I was going to say "cue the trumpet fanfare" because MY HEAVENS it felt like I spent forever making those socks, but really: they're just socks. A kazoo is more appropriate. I finished weaving in the ends over the weekend and I am free -- whee! free! -- to move on to greener knitting pastures. A sweet little doll for my daughter, a fun hat in a yummy angora blend for my oldest, a skirt for me with some discounted Kureyon that popped up on eBay in just the right colors and just the right quantity after I'd been hoping to find bargain Kureyon for weeks.
My oldest asked for Rick socks. [NB: anyone can view that Rav link, not just Ravelers. But if you're even remotely into fiber arts, you should get a Ravelry account.] These are made from Knitpicks Stroll, which is so soft that I wonder if it will sprout gaping holes by next Tuesday. The first ball barfed all over itself when I pulled it from the center, and between the yarn-barfy nightmare tangle and that tricky decrease on the right leg, I thought I might never finish these socks. But [kazoo tootles again here] I did.
My 8yo kicked off the whole sock fiesta by asking for a pair of Pomatomus socks. I needed to adapt the pattern to fit an 8yo and it took me three tries to get it right. He asked me to use Poems sock yarn, which was beautifully colored and beautifully soft but OH MY HECK I will never buy it again. It breaks if you sneeze on it. It breaks if, like, tectonic plates shift in Taipei. I don't even know if Taipei is near a fault line but I do know this: Poems sock yarn is not for me.

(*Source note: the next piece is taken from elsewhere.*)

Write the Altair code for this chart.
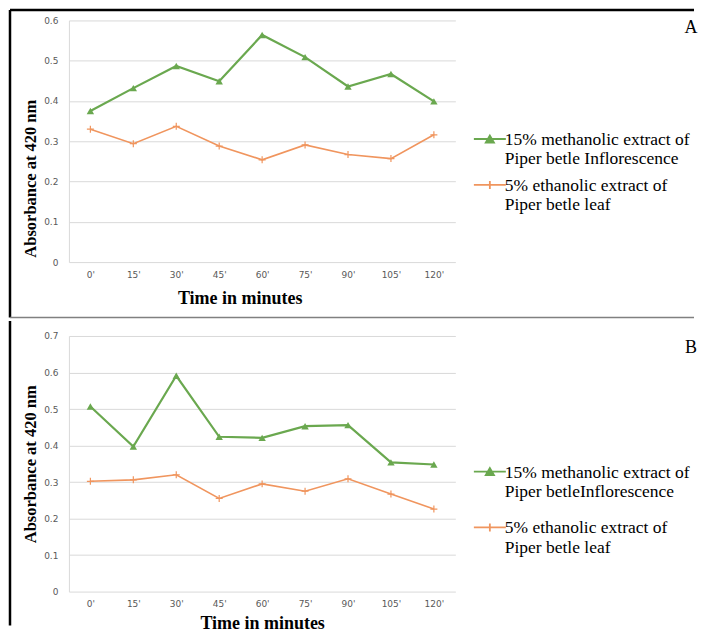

My 10yo wanted Switzerland socks, and I coaxed the 5yo into accepting plain vanilla socks made from some cool sparkly Berrocco yarn. You can be like a knight, I told him, with cloth-of-gold socks. It's a pretty safe bet that no actual knights wore sparkly socks, but his first choice was a pair of Pomatomus socks like Joe's and I was already wondering if anyone ever died of twisted rib.
The toddler, of course, didn't have much to say about sock selection, so I made her some straight-up top-down socks in a great Knitpicks yarn which I cannot link to at the moment. Great colors, and so blessedly non-splitty non-breaky after all the Poems hassles that I could have ordered a dozen hanks.
I am making this sound like it was all hopelessly arduous and I shouldn't do that. I love that they were excited about getting socks I'd made. It was really fun to watch them deciding what they should choose -- they didn't take it lightly. And when I handed them out on Sunday night and listened to the exclamations, it was worth all those miles of twisted rib.
Joe's favorite part is that he can slide all the way across the kitchen when he is wearing his new socks. They're much better than commercial socks, he tells me, because they double as skates. If he enters a sock figure skating competition, I will play the kazoo for his long program.